荏原製作所、ブラジルにポンプのアンテナショップをオープン

 ㈱荏原製作所は4月22日、グループ会社のEBARA Bombas América do Sul Ltda.(以下: EBAS社*1)は、4月22日にブラジル サンパウロ州北東部に位置するヴァルジェン・グランデ・ド・スー(以下: VGS)に、ポンプのアンテナショップ「ANTENNA SHOP」をオープンすると発表した。

1.背景と狙い

 国土が広いブラジルでは、販売店が各地域のエンドユーザにポンプを店頭販売するディストリビユーションビジネスが主流。EBAS社はブラジル全土をカバーする5,000社の販売店(農機具、管工機材、建築資材を扱う店舗やホームセンターなど)に標準ポンプを販売しているが、実際にポンプを使用しているエンドユーザとメーカ間に物理的な距離と商流上の距離がある。

 荏原はこの課題を解決し、長期ビジョン「E-Vision2030」に掲げるグローバル市場の戦略強化を推進するため、直営のアンテナショップを開設する。

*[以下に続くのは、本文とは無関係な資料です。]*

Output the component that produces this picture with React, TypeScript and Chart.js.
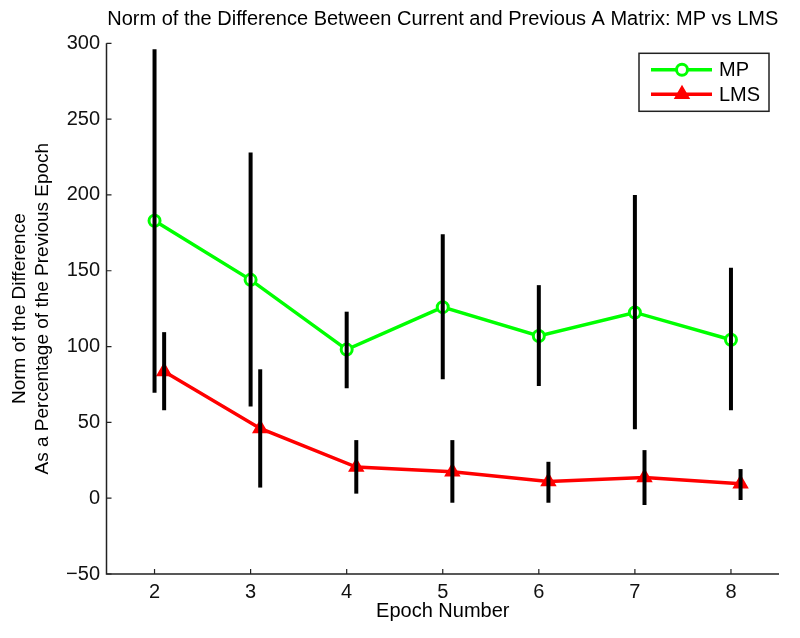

 アンテナショップでは、新製品をはじめとする実機をご覧いただけるショールームを設置しており、顧客から製品やサービスへの要望、アフターサービスの相談を受けるなど、顧客と直接コミュニケーションを図ることで、地域社会のニーズに合った製品をいち早く市場投入することが可能となる。

2.アンテナショップの概要

 店舗面積80㎡の店内には、EBAS社が製造する全2,000種類の製品のうち、常時150台前後の製品が並ぶ。小型単段および小型多段ポンプなどEBAS社の代表的な製品のほか、新製品発表の場としてソーラーポンプ(太陽光発電で動作するポンプ)やスラリーポンプ(農地での堆肥散布用)などの最新機種を展示する。製品販売のほか、修理、灌漑システム、建築向け消火設備・給配水システム、工場用給配水ユーテリティポンプの技術相談窓口としても対応していく。

 また、EBAS社のVGS工場に勤務する従業員 約250名が年に1回ずつ店舗での販売体験を積むことにより、社員一人ひとりが製品知識、開発技術、サービスを総合的に高めていく。

3.今後の展開

 店舗に寄せられた顧客の声は、既存製品の改良や新製品の開発に反映し、顧客に実際に店舗で確認してもらうことが可能になる。また、技術的なサポートを直接行うことで顧客の課題を早期に解決することにより、直営店舗ならではの質の高いサービスと魅力ある製品を提供していく。こうした取り組みを通して、地域顧客との良好な関係の構築を図り、豊かな暮らしの向上へ貢献していく。

 荏原グループは、長期ビジョンと中期経営計画に基づいてESG重要課題に取り組むことで、持続可能な開発目標(SDGs)の達成を目指し、企業価値のさらなる向上を図っていく。

*1: EBAS社は、1975年に荏原グループ初の海外生産拠点として創業したEbara Industrias Mecânicas e Comerico Ltda. (EIMCO社)が2015年に荏原が買収したThebe Bombas Hidáulicas S.A.(THEBE社)を吸収合併し、2018年にEBARA Bombas América do Sul Ltda.(EBAS社)として発足。旧THEBE社は陸上・水中ポンプの製造販売会社として1946年に創業し、その拠点であるVGSに標準ポンプと鋳物の2つの工場を持つ。

*2: COVID-19感染拡大防止策に関する対応として、サンパウロ州の政令(第64.864-2020号: サンパウロ州隔離政策として一般顧客を対面で対応する不要不急の商業・サービス業を規制。農業向け機械設備類の供給、建築・建設工事、産業活動等は規制対象から除外)に基づき、当初のオープン予定日(3月25日)を延長していたが、VGS市長の認可を得て、今回のオープンが決定した。今後の市場回復に早期に貢献できるよう努めていく。

 店舗の運営にあたっては、来店者および従業員の安全には最大限配慮し、ブラジル保健省が指導する消毒用アルコールゲルの設置と店員にはマスクの使用を義務づけている。また、混雑をさけるため、来店者には適切な距離の維持をお願いするなどの対応を取る。